Early research focused on measurement automation and online learning environments (Aksela, 2005; Aksela, 2011; Lavonen et al., 2003). Technologies were selected to reflect developments in contemporary chemical science. This was followed by a long period of molecular modeling, in collaboration with active chemistry researchers (Aksela & Lundell, 2008). Technology solutions have been developed for various needs, from chemistry teacher education (Pernaa & Aksela, 2009) to lifelong learning (Myllyviita & Aksela, 2009).

Contemporary chemistry research has shifted toward data-oriented cheminformatics (Pernaa, Takala et al., 2023), prompting the development of school-appropriate molecular modeling software (Pernaa, 2015) and cheminformatics-based learning materials (Pernaa, 2022). This direction is currently an active research area.

As technology continues to evolve, it remains a dynamic research theme. Chemistry education researchers monitor developments in both chemistry and education. At this intersection, artificial intelligence has emerged as a recent focus, particularly in addressing challenges in chemical informatics and learning (Pernaa, Haatainen et al., 2023).

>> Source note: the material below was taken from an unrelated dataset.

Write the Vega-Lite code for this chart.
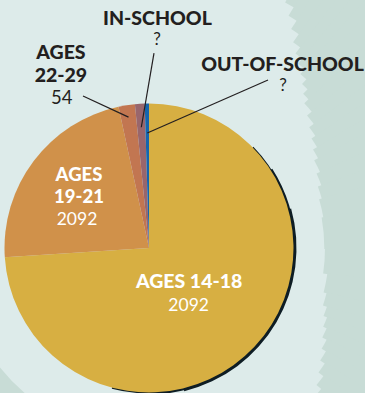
{
  "$schema": "https://vega.github.io/schema/vega-lite/v6.json",
  "width": 298,
  "height": 290,
  "autosize": {"type": "none"},
  "padding": {"left": 0, "top": 103, "right": 67, "bottom": 0},
  "background": "#DDEBEA",
  "config": {"view": {"stroke": null}, "font": "Lato", "arc": {"color": "#C8DCD6", "outerRadius": 700}},
  "data": {"values": [
    {"key": "y", "group": "AGES 14-18", "count": "2092", "share": 266.3, "order": 1},
    {"key": "o", "group": "AGES 19-21", "count": "2092", "share": 81.5, "order": 2},
    {"key": "r", "group": "AGES 22-29", "count": "54", "share": 6.6, "order": 3},
    {"key": "p", "group": "IN-SCHOOL", "count": "?", "share": 3.9, "order": 4},
    {"key": "b", "group": "OUT-OF-SCHOOL", "count": "?", "share": 1.7, "order": 5}
  ]},
  "transform": [
    {"stack": "share", "groupby": [], "sort": [{"field": "order", "order": "ascending"}], "as": ["s0", "s1"]},
    {"calculate": "(datum.s0 + datum.s1) / 2", "as": "mid"}
  ],
  "layer": [
    {"data": {"values": [{"part": "backdrop"}]}, "mark": {"type": "arc", "theta": 0.5061, "theta2": 0.5463, "innerRadius": 280.8}, "encoding": {}},
    {"data": {"values": [{"part": "backdrop"}]}, "mark": {"type": "arc", "theta": 0.5411, "theta2": 0.5812, "innerRadius": 270.9}, "encoding": {}},
    {"data": {"values": [{"part": "backdrop"}]}, "mark": {"type": "arc", "theta": 0.5760, "theta2": 0.6161, "innerRadius": 261.0}, "encoding": {}},
    {"data": {"values": [{"part": "backdrop"}]}, "mark": {"type": "arc", "theta": 0.6109, "theta2": 0.6510, "innerRadius": 251.2}, "encoding": {}},
    {"data": {"values": [{"part": "backdrop"}]}, "mark": {"type": "arc", "theta": 0.6458, "theta2": 0.6859, "innerRadius": 243.4}, "encoding": {}},
    {"data": {"values": [{"part": "backdrop"}]}, "mark": {"type": "arc", "theta": 0.6807, "theta2": 0.7208, "innerRadius": 237.1}, "encoding": {}},
    {"data": {"values": [{"part": "backdrop"}]}, "mark": {"type": "arc", "theta": 0.7156, "theta2": 0.7557, "innerRadius": 230.7}, "encoding": {}},
    {"data": {"values": [{"part": "backdrop"}]}, "mark": {"type": "arc", "theta": 0.7505, "theta2": 0.7906, "innerRadius": 224.4}, "encoding": {}},
    {"data": {"values": [{"part": "backdrop"}]}, "mark": {"type": "arc", "theta": 0.7854, "theta2": 0.8255, "innerRadius": 218.0}, "encoding": {}},
    {"data": {"values": [{"part": "backdrop"}]}, "mark": {"type": "arc", "theta": 0.8203, "theta2": 0.8779, "innerRadius": 212.3}, "encoding": {}},
    {"data": {"values": [{"part": "backdrop"}]}, "mark": {"type": "arc", "theta": 0.8727, "theta2": 0.9303, "innerRadius": 206.3}, "encoding": {}},
    {"data": {"values": [{"part": "backdrop"}]}, "mark": {"type": "arc", "theta": 0.9250, "theta2": 0.9826, "innerRadius": 200.6}, "encoding": {}},
    {"data": {"values": [{"part": "backdrop"}]}, "mark": {"type": "arc", "theta": 0.9774, "theta2": 1.0350, "innerRadius": 196.0}, "encoding": {}},
    {"data": {"values": [{"part": "backdrop"}]}, "mark": {"type": "arc", "theta": 1.0297, "theta2": 1.0873, "innerRadius": 191.4}, "encoding": {}},
    {"data": {"values": [{"part": "backdrop"}]}, "mark": {"type": "arc", "theta": 1.0821, "theta2": 1.1572, "innerRadius": 187.1}, "encoding": {}},
    {"data": {"values": [{"part": "backdrop"}]}, "mark": {"type": "arc", "theta": 1.1519, "theta2": 1.2270, "innerRadius": 183.4}, "encoding": {}},
    {"data": {"values": [{"part": "backdrop"}]}, "mark": {"type": "arc", "theta": 1.2217, "theta2": 1.2968, "innerRadius": 179.7}, "encoding": {}},
    {"data": {"values": [{"part": "backdrop"}]}, "mark": {"type": "arc", "theta": 1.2915, "theta2": 1.4015, "innerRadius": 177.0}, "encoding": {}},
    {"data": {"values": [{"part": "backdrop"}]}, "mark": {"type": "arc", "theta": 1.3963, "theta2": 1.5760, "innerRadius": 175.3}, "encoding": {}},
    {"data": {"values": [{"part": "backdrop"}]}, "mark": {"type": "arc", "theta": 1.5708, "theta2": 1.7157, "innerRadius": 176.0}, "encoding": {}},
    {"data": {"values": [{"part": "backdrop"}]}, "mark": {"type": "arc", "theta": 1.7104, "theta2": 1.8204, "innerRadius": 180.2}, "encoding": {}},
    {"data": {"values": [{"part": "backdrop"}]}, "mark": {"type": "arc", "theta": 1.8151, "theta2": 1.8902, "innerRadius": 183.2}, "encoding": {}},
    {"data": {"values": [{"part": "backdrop"}]}, "mark": {"type": "arc", "theta": 1.8850, "theta2": 1.9425, "innerRadius": 187.3}, "encoding": {}},
    {"data": {"values": [{"part": "backdrop"}]}, "mark": {"type": "arc", "theta": 1.9373, "theta2": 1.9949, "innerRadius": 191.1}, "encoding": {}},
    {"data": {"values": [{"part": "backdrop"}]}, "mark": {"type": "arc", "theta": 1.9897, "theta2": 2.0473, "innerRadius": 195.0}, "encoding": {}},
    {"data": {"values": [{"part": "backdrop"}]}, "mark": {"type": "arc", "theta": 2.0420, "theta2": 2.0996, "innerRadius": 199.9}, "encoding": {}},
    {"data": {"values": [{"part": "backdrop"}]}, "mark": {"type": "arc", "theta": 2.0944, "theta2": 2.1520, "innerRadius": 204.8}, "encoding": {}},
    {"data": {"values": [{"part": "backdrop"}]}, "mark": {"type": "arc", "theta": 2.1468, "theta2": 2.2044, "innerRadius": 210.3}, "encoding": {}},
    {"data": {"values": [{"part": "backdrop"}]}, "mark": {"type": "arc", "theta": 2.1991, "theta2": 2.2567, "innerRadius": 216.4}, "encoding": {}},
    {"data": {"values": [{"part": "backdrop"}]}, "mark": {"type": "arc", "theta": 2.2515, "theta2": 2.3091, "innerRadius": 222.5}, "encoding": {}},
    {"data": {"values": [{"part": "backdrop"}]}, "mark": {"type": "arc", "theta": 3.752, "theta2": 4.189, "innerRadius": 191}, "encoding": {}},
    {"data": {"values": [{"part": "shadow"}]}, "mark": {"type": "arc", "theta": 0.80, "theta2": 3.40, "innerRadius": 130, "outerRadius": 145.5, "color": "#0E1D24"}, "encoding": {}},
    {"data": {"values": [{"part": "shadow"}]}, "mark": {"type": "arc", "theta": 1.0, "theta2": 3.2, "innerRadius": 130, "outerRadius": 146.5, "color": "#0E1D24"}, "encoding": {}},
    {"data": {"values": [{"part": "shadow"}]}, "mark": {"type": "arc", "theta": 1.3, "theta2": 2.9, "innerRadius": 130, "outerRadius": 147.5, "color": "#0E1D24"}, "encoding": {}},
    {
      "mark": {"type": "arc", "outerRadius": 144.5},
      "encoding": {
        "theta": {"field": "s0", "type": "quantitative", "stack": null, "scale": {"domain": [0, 360]}},
        "theta2": {"field": "s1"},
        "color": {"field": "key", "type": "nominal", "legend": null,
          "scale": {"domain": ["y", "o", "r", "p", "b"], "range": ["#D7AF42", "#D0914A", "#C27651", "#99666C", "#1565AE"]}}
      }
    },
    {
      "transform": [
        {"filter": "datum.key == 'r'"},
        {"calculate": "132.5 * sin(datum.mid * PI / 180)", "as": "ix"},
        {"calculate": "132.5 * cos(datum.mid * PI / 180)", "as": "iy"},
        {"calculate": "datum.ix - 45.5", "as": "ox"},
        {"calculate": "datum.iy + 21.1", "as": "oy"}
      ],
      "mark": {"type": "rule", "color": "#231F20", "strokeWidth": 1.2},
      "encoding": {
        "x": {"field": "ix", "type": "quantitative", "axis": null, "scale": {"domain": [-149, 149], "nice": false, "zero": false}},
        "y": {"field": "iy", "type": "quantitative", "axis": null, "scale": {"domain": [-145, 145], "nice": false, "zero": false}},
        "x2": {"field": "ox"},
        "y2": {"field": "oy"}
      }
    },
    {
      "transform": [
        {"filter": "datum.key == 'p'"},
        {"calculate": "121 * sin(datum.mid * PI / 180)", "as": "ix"},
        {"calculate": "121 * cos(datum.mid * PI / 180)", "as": "iy"},
        {"calculate": "datum.ix + 12.7", "as": "ox"},
        {"calculate": "datum.iy + 74.2", "as": "oy"}
      ],
      "mark": {"type": "rule", "color": "#231F20", "strokeWidth": 1.2},
      "encoding": {
        "x": {"field": "ix", "type": "quantitative", "axis": null, "scale": {"domain": [-149, 149], "nice": false, "zero": false}},
        "y": {"field": "iy", "type": "quantitative", "axis": null, "scale": {"domain": [-145, 145], "nice": false, "zero": false}},
        "x2": {"field": "ox"},
        "y2": {"field": "oy"}
      }
    },
    {
      "transform": [
        {"filter": "datum.key == 'b'"},
        {"calculate": "115 * sin(datum.mid * PI / 180)", "as": "ix"},
        {"calculate": "115 * cos(datum.mid * PI / 180)", "as": "iy"},
        {"calculate": "datum.ix + 120.7", "as": "ox"},
        {"calculate": "datum.iy + 53", "as": "oy"}
      ],
      "mark": {"type": "rule", "color": "#231F20", "strokeWidth": 1.2},
      "encoding": {
        "x": {"field": "ix", "type": "quantitative", "axis": null, "scale": {"domain": [-149, 149], "nice": false, "zero": false}},
        "y": {"field": "iy", "type": "quantitative", "axis": null, "scale": {"domain": [-145, 145], "nice": false, "zero": false}},
        "x2": {"field": "ox"},
        "y2": {"field": "oy"}
      }
    },
    {
      "transform": [{"filter": "datum.key == 'y'"}],
      "mark": {"type": "text", "radius": 55, "dx": 0, "dy": -4, "fontSize": 19.5, "fontWeight": 900, "color": "white", "align": "center", "baseline": "middle"},
      "encoding": {"theta": {"field": "mid", "type": "quantitative", "stack": null}, "text": {"field": "group"}}
    },
    {
      "transform": [{"filter": "datum.key == 'y'"}],
      "mark": {"type": "text", "radius": 55, "dx": -0.5, "dy": 20, "fontSize": 17.5, "fontWeight": "normal", "color": "white", "align": "center", "baseline": "middle"},
      "encoding": {"theta": {"field": "mid", "type": "quantitative", "stack": null}, "text": {"field": "count"}}
    },
    {
      "transform": [{"filter": "datum.key == 'o'"}],
      "mark": {"type": "text", "radius": 87.7, "dx": 0, "dy": -20.5, "lineBreak": " ", "lineHeight": 22.6, "fontSize": 18.5, "fontWeight": 900, "color": "white", "align": "center", "baseline": "middle"},
      "encoding": {"theta": {"field": "mid", "type": "quantitative", "stack": null}, "text": {"field": "group"}}
    },
    {
      "transform": [{"filter": "datum.key == 'o'"}],
      "mark": {"type": "text", "radius": 87.7, "dx": -2, "dy": 25, "fontSize": 17.5, "fontWeight": "normal", "color": "white", "align": "center", "baseline": "middle"},
      "encoding": {"theta": {"field": "mid", "type": "quantitative", "stack": null}, "text": {"field": "count"}}
    },
    {
      "transform": [{"filter": "datum.key == 'r'"}],
      "mark": {"type": "text", "radius": 175, "dx": -61, "dy": -22.4, "lineBreak": " ", "lineHeight": 23, "fontSize": 19.5, "fontWeight": 900, "color": "#231F20", "align": "center", "baseline": "middle"},
      "encoding": {"theta": {"field": "mid", "type": "quantitative", "stack": null}, "text": {"field": "group"}}
    },
    {
      "transform": [{"filter": "datum.key == 'r'"}],
      "mark": {"type": "text", "radius": 175, "dx": -60.2, "dy": 22.6, "fontSize": 18.5, "fontWeight": "normal", "color": "#231F20", "align": "center", "baseline": "middle"},
      "encoding": {"theta": {"field": "mid", "type": "quantitative", "stack": null}, "text": {"field": "count"}}
    },
    {
      "transform": [{"filter": "datum.key == 'p'"}],
      "mark": {"type": "text", "radius": 200, "dx": 21.2, "dy": -29, "fontSize": 19.5, "fontWeight": 900, "color": "#231F20", "align": "center", "baseline": "middle"},
      "encoding": {"theta": {"field": "mid", "type": "quantitative", "stack": null}, "text": {"field": "group"}}
    },
    {
      "transform": [{"filter": "datum.key == 'p'"}],
      "mark": {"type": "text", "radius": 200, "dx": 20.7, "dy": -8.4, "fontSize": 17, "fontWeight": "normal", "color": "#231F20", "align": "center", "baseline": "middle"},
      "encoding": {"theta": {"field": "mid", "type": "quantitative", "stack": null}, "text": {"field": "count"}}
    },
    {
      "transform": [{"filter": "datum.key == 'b'"}],
      "mark": {"type": "text", "radius": 180, "dx": 136.2, "dy": -3.5, "fontSize": 19.5, "fontWeight": 900, "color": "#231F20", "align": "center", "baseline": "middle"},
      "encoding": {"theta": {"field": "mid", "type": "quantitative", "stack": null}, "text": {"field": "group"}}
    },
    {
      "transform": [{"filter": "datum.key == 'b'"}],
      "mark": {"type": "text", "radius": 180, "dx": 136.7, "dy": 18.3, "fontSize": 17, "fontWeight": "normal", "color": "#231F20", "align": "center", "baseline": "middle"},
      "encoding": {"theta": {"field": "mid", "type": "quantitative", "stack": null}, "text": {"field": "count"}}
    }
  ]
}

It is important to note that existing technologies also evolve. For example, mobile technology has improved the usability of measurement automation devices, and molecular modeling is now integrated into textbooks via new web applications (Pernaa & Aksela, 2013). Thus, the process is cyclical and iterative, with older technologies revisited multiple times.

5. Summary

This review synthesizes two decades of chemistry education research in Finland, revealing a dynamic and internationally connected field that addresses pressing global challenges. The analysis identifies two central and innovative themes: sustainability and modern technology in teaching.

Research on sustainability emphasizes climate education, systems thinking, and teacher agency, reflecting a shift toward transformative, learner-centered pedagogies and collaborative design. Meanwhile, technology-focused studies explore the integration of artificial intelligence, molecular modeling, and cheminformatics into chemistry instruction, showcasing iterative development aligned with advances in chemical science and educational practice.

Both themes are underpinned by design-based research, which bridges theoretical frameworks with practical applications. The review also highlights the pivotal role of the LUMA Centre Finland network, which fosters collaboration across universities, schools, and societal stakeholders. Through national and international projects, symposia, and the scientific journal LUMAT, this network supports the development of research-based teacher education and innovative chemistry teaching.

Together, these efforts contribute to shaping chemistry education and its teacher education that is responsive to the demands of a sustainable and technologically advanced future.